Inside the burial mound of Casas del Turuñuelo, in the Badajoz town of Guareña, in the Vegas Altas del Guadiana region, the eighth excavation campaign of the Construyendo Tarteso project has brought to light a bronze chariot with no known equivalent in the Iberian Peninsula.
The piece has a box decorated with figures in relief: on the front, Achelous, a river deity associated with the underworld; on the sides, two griffins with eagle heads and lion bodies; and at the ends, two human figures with raised arms supporting the whole structure, which rests on two similarly ornamented wheels.
"It is one of the most significant finds made to date at this Tartessian site," emphasised Esther Rodríguez, co-director of the excavations.
The piece was recovered in the southern sector of the main building, whose excavation began in 2015. The research team from the Institute of Archaeology of Mérida, a joint centre of the Spanish National Research Council (CSIC) and the regional government of Extremadura, point out that the only documented parallels belong to the Etruscan civilisation, which reached its peak in central Italy between the 8th and 5th centuries BC.

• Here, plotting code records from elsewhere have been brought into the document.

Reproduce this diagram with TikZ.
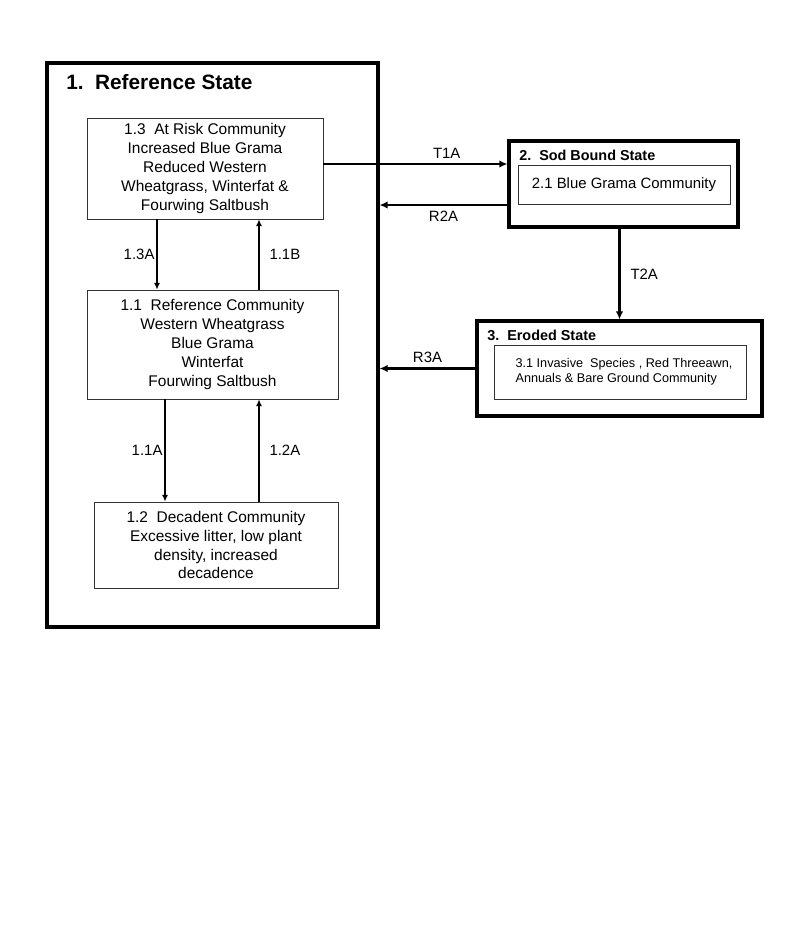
\documentclass[tikz,border=0pt]{standalone}
\usepackage{fontspec}
\setmainfont{Liberation Sans}
\usetikzlibrary{arrows.meta}
\tikzset{thin arrow/.style={-{Latex[length=5pt,width=4.5pt]},line width=0.8pt},thick arrow/.style={-{Latex[length=6pt,width=5.5pt]},line width=1.6pt},state/.style={rectangle,draw=black,line width=2.3pt},box/.style={rectangle,draw=black!80,line width=0.7pt,align=center,inner sep=1mm,font=\fontsize{11.6}{14.2}\selectfont},title/.style={anchor=west,inner sep=0pt,font=\bfseries\fontsize{10.8}{12}\selectfont},lab/.style={font=\fontsize{11.2}{13}\selectfont,inner sep=1.5pt}}

\begin{document}
\begin{tikzpicture}[x=0.75pt,y=-0.75pt]
\useasboundingbox[fill=white] (0,0) rectangle (800,940);
%reference state
\node (s1) at (212.5,345)[state,minimum width=248.25pt,minimum height=423pt]{};
\node (t1) at (66,82)[title,font=\bfseries\fontsize{15.6}{18}\selectfont]{1.~~Reference State};
\node (c13) at (205,168.5)[box,minimum width=177pt,minimum height=75.75pt]{1.3~~At Risk Community\\Increased Blue Grama\\Reduced Western\\Wheatgrass, Winterfat~\&\\Fourwing Saltbush};
\node (c11) at (212.5,344.5)[box,minimum width=188.25pt,minimum height=81.75pt]{1.1~~Reference Community\\Western Wheatgrass\\Blue Grama\\Winterfat\\Fourwing Saltbush};
\node (c12) at (216,545)[box,minimum width=183pt,minimum height=64.5pt]{1.2~~Decadent Community\\Excessive litter, low plant\\density, increased\\decadence};
\coordinate (x13) at (157,0);
\coordinate (x11) at (165,0);
\coordinate (xup) at (259,0);
\draw[thin arrow] (c13.south -| x13) -- node[lab,left]{1.3A} (c11.north -| x13);
\draw[thin arrow] (c11.north -| xup) -- node[lab,right=6pt]{1.1B} (c13.south -| xup);
\draw[thin arrow] (c11.south -| x11) -- node[lab,left]{1.1A} (c12.north -| x11);
\draw[thin arrow] (c12.north -| xup) -- node[lab,right=6pt]{1.2A} (c11.south -| xup);

%sod bound state
\node (s2) at (623.5,184)[state,minimum width=171.75pt,minimum height=64.5pt]{};
\node (t2) at (519,155)[title]{2.~~Sod Bound State};
\node (c21) at (624,184.5)[box,minimum width=159pt,minimum height=29.25pt,font=\fontsize{11.2}{13}\selectfont]{2.1 Blue Grama Community};
\coordinate (t1a) at (0,164);
\coordinate (r2a) at (0,205);
\draw[thick arrow] (c13.east |- t1a) -- node[lab,pos=0.67,above=2pt]{T1A} (s2.west |- t1a);
\draw[thick arrow] (s2.west |- r2a) -- node[lab,midway,below=2pt]{R2A} (s1.east |- r2a);

%eroded state
\node (s3) at (619.5,368.5)[state,minimum width=213.75pt,minimum height=71.25pt]{};
\node (t3) at (487,335)[title]{3.~~Eroded State};
\node (c31) at (620,372)[box,minimum width=189pt,minimum height=40.5pt,align=left,font=\fontsize{9.5}{11.3}\selectfont]{\hspace*{6pt}3.1 Invasive~~Species , Red Threeawn,\\\hspace*{6pt}Annuals \& Bare Ground Community};
\draw[thick arrow] (s2.south -| s3.north) -- node[lab,midway,right=6pt]{T2A} (s3.north);
\draw[thick arrow] (s3.west) -- node[lab,midway,above=2pt]{R3A} (s1.east |- s3.west);

\end{tikzpicture}
\end{document}
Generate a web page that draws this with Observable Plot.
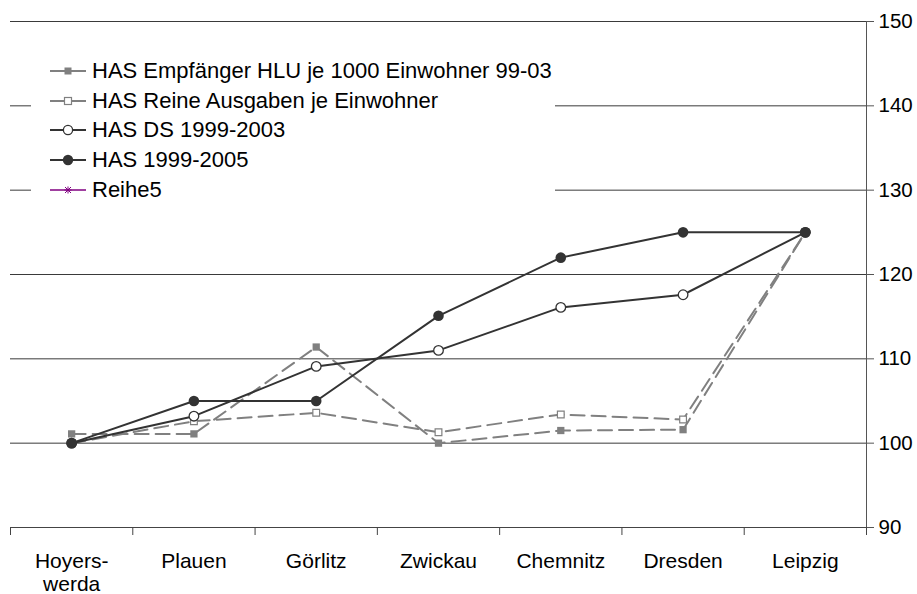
<!DOCTYPE html>
<html>
<head>
<meta charset="utf-8">
<script src="https://cdn.jsdelivr.net/npm/d3@7"></script>
<script src="https://cdn.jsdelivr.net/npm/@observablehq/plot@0.6"></script>
<style>
  html, body { margin: 0; padding: 0; background: #fff; }
  #wrap { position: relative; width: 917px; height: 594px; font-family: "Liberation Sans", Arial, sans-serif; color: #000; }
  #legend { position: absolute; left: 31px; top: 52px; width: 524px; height: 156px; background: #fff; }
  .row { position: absolute; left: 0; height: 30px; display: flex; align-items: center; font-size: 22px; white-space: nowrap; }
  .row svg { display: block; margin-left: 17px; margin-right: 4px; }
</style>
</head>
<body>
<div id="wrap"></div>
<script>
// ---- data ----
const categories = ["Hoyerswerda", "Plauen", "Görlitz", "Zwickau", "Chemnitz", "Dresden", "Leipzig"];
const tickLabels = ["Hoyers-\nwerda", "Plauen", "Görlitz", "Zwickau", "Chemnitz", "Dresden", "Leipzig"];
const seriesNames = [
  "HAS Empfänger HLU je 1000 Einwohner 99-03",
  "HAS Reine Ausgaben je Einwohner",
  "HAS DS 1999-2003",
  "HAS 1999-2005",
  "Reihe5"
];
const hluJe1000      = [101.1, 101.1, 111.4, 100.0, 101.5, 101.6, 125.0];
const reineAusgaben  = [100.0, 102.6, 103.6, 101.3, 103.4, 102.8, 125.0];
const ds1999_2003    = [100.0, 103.2, 109.1, 111.0, 116.1, 117.6, 125.0];
const has1999_2005   = [100.0, 105.0, 105.0, 115.1, 122.0, 125.0, 125.0];
const reihe5         = [];
const yTicks = [90, 100, 110, 120, 130, 140, 150];

// ---- build tables ----
const rows = (vals) => vals.map((v, i) => ({i, v}));
const s1 = rows(hluJe1000), s2 = rows(reineAusgaben), s3 = rows(ds1999_2003), s4 = rows(has1999_2005);
const idx = categories.map((_, i) => i);
const edges = d3.range(categories.length + 1).map(k => k - 0.5);

const GRAY = "#808080", DARK = "#333333";
const dash = "14,7";

const chart = Plot.plot({
  width: 917,
  height: 594,
  marginTop: 21,
  marginBottom: 67,
  marginLeft: 10,
  marginRight: 51,
  style: {fontFamily: "'Liberation Sans', Arial, sans-serif", fontSize: "20.5px", color: "#000", background: "#fff", overflow: "visible"},
  x: {type: "linear", domain: [edges[0], edges[edges.length - 1]], label: null},
  y: {domain: [yTicks[0], yTicks[yTicks.length - 1]], label: null},
  marks: [
    Plot.ruleY(yTicks.slice(1), {stroke: "#3a3a3a", strokeWidth: 1}),
    Plot.ruleY([yTicks[0]], {stroke: "#444", strokeWidth: 1}),
    Plot.ruleX([edges[edges.length - 1]], {y1: yTicks[0], y2: yTicks[yTicks.length - 1], stroke: "#555"}),
    Plot.axisX({ticks: edges, tickSize: 8, tickFormat: () => "", stroke: "#444", label: null}),
    Plot.axisX({ticks: idx, tickSize: 0, tickPadding: 24, tickFormat: i => tickLabels[i], lineHeight: 1.1, label: null, fontSize: 21}),
    Plot.axisY({anchor: "right", ticks: yTicks, tickSize: 7, tickPadding: 5, stroke: "#555", label: null, fontSize: 20.5}),

    Plot.line(s1, {x: "i", y: "v", stroke: GRAY, strokeWidth: 2, strokeDasharray: dash}),
    Plot.dot(s1, {x: "i", y: "v", symbol: "square", r: 4.1, fill: GRAY, stroke: "none"}),
    Plot.line(s2, {x: "i", y: "v", stroke: GRAY, strokeWidth: 2, strokeDasharray: dash}),
    Plot.dot(s2, {x: "i", y: "v", symbol: "square", r: 3.8, fill: "#fff", stroke: GRAY, strokeWidth: 1.2}),
    Plot.line(s3, {x: "i", y: "v", stroke: DARK, strokeWidth: 2}),
    Plot.dot(s3, {x: "i", y: "v", r: 4.8, fill: "#fff", stroke: DARK, strokeWidth: 1.3}),
    Plot.line(s4, {x: "i", y: "v", stroke: DARK, strokeWidth: 2}),
    Plot.dot(s4, {x: "i", y: "v", r: 5.3, fill: DARK, stroke: "none"})
  ]
});

const wrap = document.getElementById("wrap");
wrap.appendChild(chart);

// ---- legend (HTML overlay) ----
const swatches = [
  `<line x1="2" y1="10" x2="38" y2="10" stroke="${GRAY}" stroke-width="2"/><rect x="16.5" y="6.5" width="7" height="7" fill="${GRAY}"/>`,
  `<line x1="2" y1="10" x2="38" y2="10" stroke="${GRAY}" stroke-width="2"/><rect x="16.5" y="6.5" width="7" height="7" fill="#fff" stroke="${GRAY}" stroke-width="1.2"/>`,
  `<line x1="2" y1="10" x2="38" y2="10" stroke="${DARK}" stroke-width="2"/><circle cx="20" cy="10" r="4.6" fill="#fff" stroke="${DARK}" stroke-width="1.3"/>`,
  `<line x1="2" y1="10" x2="38" y2="10" stroke="${DARK}" stroke-width="2"/><circle cx="20" cy="10" r="5.2" fill="${DARK}"/>`,
  `<line x1="2" y1="10" x2="38" y2="10" stroke="#800080" stroke-width="1.3"/><path d="M17,7L23,13M23,7L17,13M20,6.5V13.5M16.5,10H23.5" stroke="#800080" stroke-width="1"/>`
];
const legend = document.createElement("div");
legend.id = "legend";
const rowTops = [4, 34, 63, 93, 123];
seriesNames.forEach((name, k) => {
  const r = document.createElement("div");
  r.className = "row";
  r.style.top = rowTops[k] + "px";
  r.innerHTML = `<svg width="40" height="20">${swatches[k]}</svg><span>${name}</span>`;
  legend.appendChild(r);
});
wrap.appendChild(legend);
</script>
</body>
</html>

This supports the hypothesis that the object reached the south-west of the peninsula via the same exchange networks that linked Tartessos with the rest of the Mediterranean. As for its function, co-director Sebastián Celestino suggested that it may be associated with feasting rituals: the chariot was found next to the room where the Turuñuelo community is thought to have held a final banquet before deliberately sealing the building at the end of the 5th century BC.